• EXERCISE OBJECTIVE: Retype only what runs from the first line of the records to the line with "from matplotlib.ticker import FuncFormatter", inclusive, and no pictures.

==== MATERIAL FOR THIS TASK

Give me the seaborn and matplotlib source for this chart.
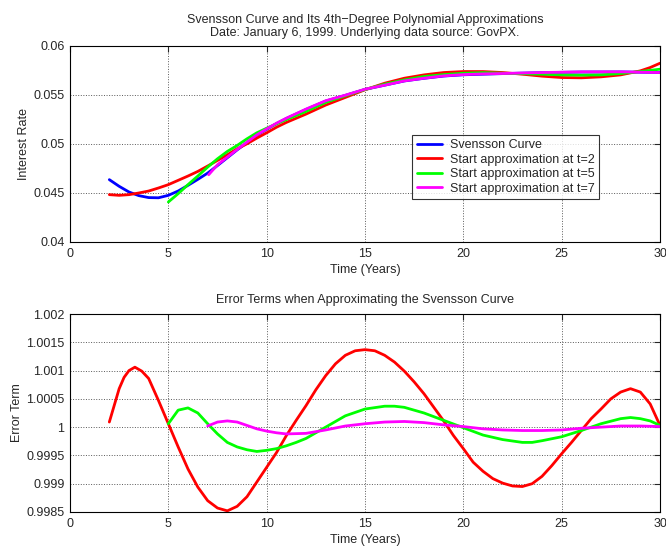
import matplotlib
matplotlib.use("Agg")
import matplotlib.pyplot as plt
import seaborn as sns
from matplotlib.ticker import FuncFormatter

# =========================================================
# DADOS
# =========================================================
# Curva de Svensson (painel superior)
t_svensson = [2, 2.5, 3, 3.5, 4, 4.5, 5, 5.5, 6, 6.5, 7, 7.5, 8, 8.5, 9, 9.5, 10, 10.5,
              11, 12, 13, 14, 15, 16, 17, 18, 19, 20, 22, 24, 26, 28, 30]
y_svensson = [0.04636, 0.04568, 0.04510, 0.04473, 0.04453, 0.04451, 0.04476, 0.04520,
              0.04578, 0.04639, 0.04703, 0.04780, 0.04860, 0.04940, 0.05015, 0.05090,
              0.05150, 0.05208, 0.05260, 0.05352, 0.05438, 0.05496, 0.05557, 0.05600,
              0.05643, 0.05670, 0.05693, 0.05706, 0.05718, 0.05728, 0.05734, 0.05735,
              0.05730]

# Aproximacao a partir de t=2
t_aprox2 = [2, 2.5, 3, 3.5, 4, 4.5, 5, 5.5, 6, 6.5, 7, 7.5, 8, 8.5, 9, 9.5, 10, 10.5,
            11, 12, 13, 14, 15, 16, 17, 18, 19, 20, 21, 22, 23, 24, 25, 26, 27, 28,
            29, 29.5, 30]
y_aprox2 = [0.04483, 0.04476, 0.04483, 0.04500, 0.04520, 0.04551, 0.04585, 0.04629,
            0.04673, 0.04720, 0.04775, 0.04832, 0.04890, 0.04951, 0.05002, 0.05060,
            0.05114, 0.05171, 0.05220, 0.05305, 0.05397, 0.05475, 0.05553, 0.05620,
            0.05671, 0.05705, 0.05729, 0.05739, 0.05739, 0.05729, 0.05712, 0.05692,
            0.05678, 0.05675, 0.05685, 0.05705, 0.05746, 0.05780, 0.05824]

# Aproximacao a partir de t=5
t_aprox5 = [5, 5.5, 6, 6.5, 7, 7.5, 8, 8.5, 9, 9.5, 10, 10.5, 11, 12, 13, 14, 15, 16,
            17, 18, 19, 20, 21, 22, 24, 25, 26, 27, 28, 29, 30]
y_aprox5 = [0.04408, 0.04493, 0.04585, 0.04673, 0.04764, 0.04849, 0.04924, 0.04985,
            0.05053, 0.05114, 0.05161, 0.05205, 0.05249, 0.05332, 0.05424, 0.05492,
            0.05556, 0.05610, 0.05654, 0.05688, 0.05708, 0.05722, 0.05728, 0.05722,
            0.05712, 0.05705, 0.05702, 0.05705, 0.05719, 0.05739, 0.05763]

# Aproximacao a partir de t=7
t_aprox7 = [7.05, 7.5, 8, 8.5, 9, 9.5, 10, 10.5, 11, 12, 13, 14, 15, 16, 17, 18, 19,
            20, 21, 22, 24, 26, 28, 30]
y_aprox7 = [0.04686, 0.04788, 0.04866, 0.04944, 0.05019, 0.05093, 0.05154, 0.05212,
            0.05263, 0.05356, 0.05441, 0.05498, 0.05559, 0.05600, 0.05644, 0.05671,
            0.05695, 0.05708, 0.05715, 0.05719, 0.05729, 0.05736, 0.05736, 0.05729]

# Termos de erro (painel inferior)
t_erro2 = [2, 2.5, 2.75, 3, 3.3, 3.65, 4, 4.5, 5, 5.5, 6, 6.5, 7, 7.5, 8, 8.5, 9, 9.5,
           10, 10.5, 11, 11.5, 12, 12.5, 13, 13.5, 14, 14.5, 15, 15.5, 16, 16.5, 17,
           17.5, 18, 18.5, 19, 19.5, 20, 20.5, 21, 21.5, 22, 22.5, 23, 23.5, 24, 24.5,
           25, 25.5, 26, 26.5, 27, 27.5, 28, 28.5, 29, 29.5, 30]
erro2 = [1.00009, 1.00068, 1.00088, 1.00100, 1.00106, 1.00099, 1.00086, 1.00047,
         1.00006, 0.99965, 0.99926, 0.99894, 0.99870, 0.99857, 0.99852, 0.99860,
         0.99877, 0.99903, 0.99929, 0.99955, 0.99985, 1.00012, 1.00038, 1.00066,
         1.00091, 1.00112, 1.00127, 1.00135, 1.00137, 1.00135, 1.00127, 1.00115,
         1.00099, 1.00080, 1.00059, 1.00035, 1.00011, 0.99985, 0.99962, 0.99938,
         0.99922, 0.99909, 0.99901, 0.99896, 0.99895, 0.99900, 0.99913, 0.99932,
         0.99953, 0.99973, 0.99994, 1.00015, 1.00032, 1.00050, 1.00062, 1.00068,
         1.00062, 1.00041, 1.00003]

t_erro5 = [5, 5.5, 6, 6.5, 7, 7.5, 8, 8.5, 9, 9.5, 10, 10.5, 11, 11.5, 12, 12.5, 13,
           13.5, 14, 15, 16, 16.5, 17, 18, 19, 20, 21, 22, 23, 23.5, 24, 25, 26, 26.5,
           27, 28, 28.5, 29, 29.5, 30]
erro5 = [1.00006, 1.00030, 1.00034, 1.00025, 1.00006, 0.99988, 0.99973, 0.99965,
         0.99960, 0.99957, 0.99959, 0.99962, 0.99967, 0.99973, 0.99980, 0.99990,
         1.00000, 1.00010, 1.00020, 1.00032, 1.00037, 1.00037, 1.00035, 1.00025,
         1.00012, 0.99999, 0.99986, 0.99978, 0.99973, 0.99973, 0.99976, 0.99983,
         0.99994, 1.00000, 1.00006, 1.00015, 1.00017, 1.00015, 1.00011, 1.00003]

t_erro7 = [7, 7.5, 8, 8.5, 9, 9.5, 10, 10.5, 11, 12, 13, 14, 15, 16, 17, 18, 19, 20,
           21, 22, 23, 24, 25, 26, 27, 28, 29, 30]
erro7 = [1.00002, 1.00009, 1.00011, 1.00009, 1.00003, 0.99997, 0.99993, 0.99990,
         0.99988, 0.99989, 0.99995, 1.00002, 1.00006, 1.00009, 1.00010, 1.00008,
         1.00004, 1.00001, 0.99997, 0.99995, 0.99994, 0.99994, 0.99995, 0.99998,
         1.00000, 1.00002, 1.00002, 1.00001]

AZUL = (0, 0, 1)
VERMELHO = (1, 0, 0)
VERDE = (0, 1, 0)
MAGENTA = (1, 0, 1)


def estilo_matlab(ax):
    """Deixa o eixo com cara de figura do MATLAB."""
    ax.set_xlim(0, 30)
    ax.set_xticks([0, 5, 10, 15, 20, 25, 30])
    ax.grid(True, linestyle=":", color="0.35", linewidth=0.7)
    ax.tick_params(direction="in", top=True, right=True, length=4, labelsize=9, pad=4)
    for s in ax.spines.values():
        s.set_color("black")
        s.set_linewidth(0.8)
    ax.yaxis.set_major_formatter(FuncFormatter(lambda v, p: f"{v:g}"))
    ax.set_xlabel("Time (Years)", fontsize=9, labelpad=3)


def main():
    sns.set_style("white")
    plt.rcParams["font.family"] = ["Liberation Sans", "DejaVu Sans"]

    fig = plt.figure(figsize=(6.66, 5.46), dpi=100)
    ax1 = fig.add_axes([0.1051, 0.5568, 0.8859, 0.359])
    ax2 = fig.add_axes([0.1051, 0.0623, 0.8859, 0.3626])

    lw = 2
    sns.lineplot(x=t_svensson, y=y_svensson, color=AZUL, lw=lw, ax=ax1,
                 label="Svensson Curve")
    sns.lineplot(x=t_aprox2, y=y_aprox2, color=VERMELHO, lw=lw, ax=ax1,
                 label="Start approximation at t=2")
    sns.lineplot(x=t_aprox5, y=y_aprox5, color=VERDE, lw=lw, ax=ax1,
                 label="Start approximation at t=5")
    sns.lineplot(x=t_aprox7, y=y_aprox7, color=MAGENTA, lw=lw, ax=ax1,
                 label="Start approximation at t=7")
    estilo_matlab(ax1)
    ax1.set_ylim(0.04, 0.06)
    ax1.set_yticks([0.04, 0.045, 0.05, 0.055, 0.06])
    ax1.set_ylabel("Interest Rate", fontsize=9, labelpad=2)
    ax1.set_title("Svensson Curve and Its 4th\u2212Degree Polynomial Approximations\n"
                  "Date: January 6, 1999. Underlying data source: GovPX.",
                  fontsize=9, pad=7, linespacing=1.15)
    leg = ax1.legend(loc="lower left", bbox_to_anchor=(0.58, 0.219), fontsize=9,
                     frameon=True, fancybox=False, handlelength=2.0,
                     handletextpad=0.7, borderpad=0.35, labelspacing=0.2,
                     borderaxespad=0)
    leg.get_frame().set_edgecolor("black")
    leg.get_frame().set_linewidth(0.8)

    sns.lineplot(x=t_erro2, y=erro2, color=VERMELHO, lw=lw, ax=ax2, legend=False)
    sns.lineplot(x=t_erro5, y=erro5, color=VERDE, lw=lw, ax=ax2, legend=False)
    sns.lineplot(x=t_erro7, y=erro7, color=MAGENTA, lw=lw, ax=ax2, legend=False)
    estilo_matlab(ax2)
    ax2.set_ylim(0.9985, 1.002)
    ax2.set_yticks([0.9985, 0.999, 0.9995, 1.0, 1.0005, 1.001, 1.0015, 1.002])
    ax2.set_ylabel("Error Term", fontsize=9, labelpad=2)
    ax2.set_title("Error Terms when Approximating the Svensson Curve", fontsize=9, pad=8)

    fig.savefig("out.png", dpi=100)
    plt.close(fig)


if __name__ == "__main__":
    main()
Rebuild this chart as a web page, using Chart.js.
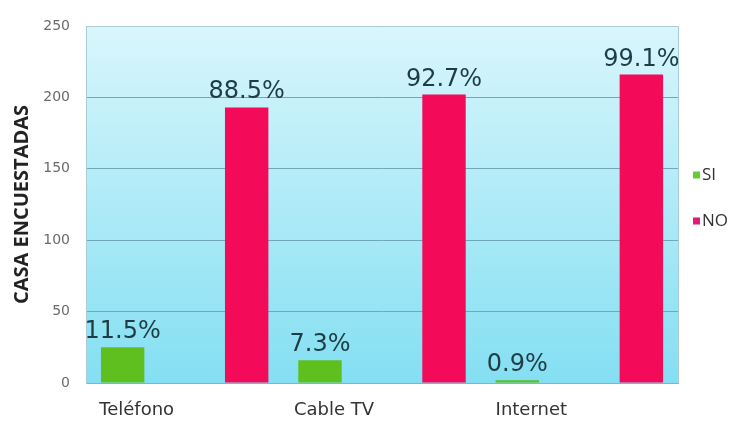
<!DOCTYPE html>
<html>
<head>
<meta charset="utf-8">
<title>Casas encuestadas</title>
<script src="https://cdn.jsdelivr.net/npm/chart.js@4.4.1/dist/chart.umd.min.js"></script>
<style>
  html, body { margin: 0; padding: 0; background: #fff; }
  #wrap { position: relative; width: 744px; height: 423px; }
</style>
</head>
<body>
<div id="wrap"><canvas id="chart" width="744" height="423"></canvas></div>
<script>
// ── servicios por vivienda ──
const categories = ['Teléfono', 'Cable TV', 'Internet']
const siValues   = [25, 16, 2]
const noValues   = [193, 202, 216]
const yTicks     = [0, 50, 100, 150, 200, 250]

const GREEN = '#5fbf1f'
const PINK  = '#f30a58'

// percentage of each answer over the households of the same service
const pct = (v, i) => (v / (siValues[i] + noValues[i]) * 100).toFixed(1) + '%'

const plotBg = {
  id: 'plotBg',
  beforeDraw(chart) {
    const { ctx, chartArea: a } = chart
    const g = ctx.createLinearGradient(0, a.top, 0, a.bottom)
    g.addColorStop(0, '#d9f6fc')
    g.addColorStop(1, '#84dff2')
    ctx.save()
    ctx.fillStyle = g
    ctx.fillRect(a.left, a.top, a.right - a.left, a.bottom - a.top)
    ctx.restore()
  },
  afterDraw(chart) {
    const { ctx, chartArea: a } = chart
    ctx.save()
    ctx.strokeStyle = '#a9ccd6'
    ctx.lineWidth = 1
    ctx.beginPath()
    ctx.moveTo(a.left, a.top + 0.5); ctx.lineTo(a.right + 0.5, a.top + 0.5); ctx.lineTo(a.right + 0.5, a.bottom)
    ctx.stroke()
    ctx.restore()
  }
}

const barLabels = {
  id: 'barLabels',
  afterDatasetsDraw(chart) {
    const { ctx } = chart
    ctx.save()
    ctx.font = '24px "DejaVu Sans"'
    ctx.fillStyle = '#1e3c44'
    ctx.textAlign = 'center'
    ctx.textBaseline = 'alphabetic'
    chart.data.datasets.forEach((ds, di) => {
      chart.getDatasetMeta(di).data.forEach((bar, i) => {
        ctx.fillText(pct(ds.data[i], i), bar.x, bar.y - 9)
      })
    })
    ctx.restore()
  }
}

const sideLegend = {
  id: 'sideLegend',
  afterDraw(chart) {
    const { ctx } = chart
    ctx.save()
    ctx.font = '17px "Open Sans"'
    ctx.textBaseline = 'middle'
    chart.data.datasets.forEach((ds, i) => {
      const y = 175 + i * 46
      ctx.fillStyle = ds.legendColor
      ctx.fillRect(693, y - 3.5, 7, 7)
      ctx.fillStyle = '#333'
      ctx.fillText(ds.label, 702, y)
    })
    ctx.restore()
  }
}

new Chart(document.getElementById('chart'), {
  type: 'bar',
  data: {
    labels: categories,
    datasets: [
      { label: 'SI', data: siValues, backgroundColor: GREEN, legendColor: '#66cc33' },
      { label: 'NO', data: noValues, backgroundColor: PINK,  legendColor: '#e6187a' },
    ]
  },
  options: {
    responsive: false, animation: false,
    devicePixelRatio: 1,
    layout: { padding: { top: 26, right: 66, bottom: 0, left: 0 } },
    datasets: { bar: { categoryPercentage: 1.257, barPercentage: 0.35 } },
    plugins: { legend: { display: false }, tooltip: { enabled: false } },
    scales: {
      x: {
        grid: { display: false },
        border: { display: true, color: '#7fb6c4' },
        ticks: { color: '#333', font: { family: 'DejaVu Sans', size: 18 }, padding: 9, labelOffset: -48 },
        afterFit: s => { s.height = 40 },
      },
      y: {
        min: 0, max: 250,
        afterBuildTicks: s => { s.ticks = yTicks.map(v => ({ value: v })) },
        grid: { color: '#6fa8b7', drawTicks: false },
        border: { display: true, color: '#a9ccd6' },
        ticks: { color: '#6a6a6a', font: { family: 'DejaVu Sans', size: 14 }, padding: 16 },
        title: {
          display: true, text: 'CASA ENCUESTADAS', color: '#222',
          font: { family: 'Open Sans', size: 20, weight: 'bold' }, padding: { top: 10, bottom: 0 }
        },
        afterFit: s => { s.width = 86 },
      },
    },
  },
  plugins: [plotBg, barLabels, sideLegend],
})
</script>
</body>
</html>
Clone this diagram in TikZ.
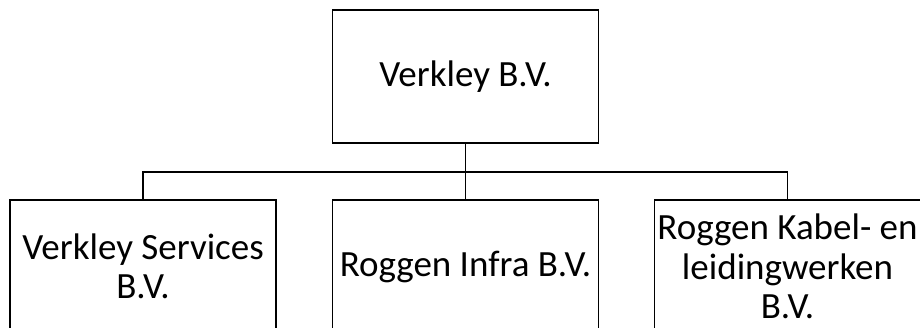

========

• EXERCISE SOLUTION:
Give me the seaborn and matplotlib source for this chart.
import matplotlib
matplotlib.use("Agg")
import matplotlib.pyplot as plt
import seaborn as sns
from matplotlib.ticker import FuncFormatter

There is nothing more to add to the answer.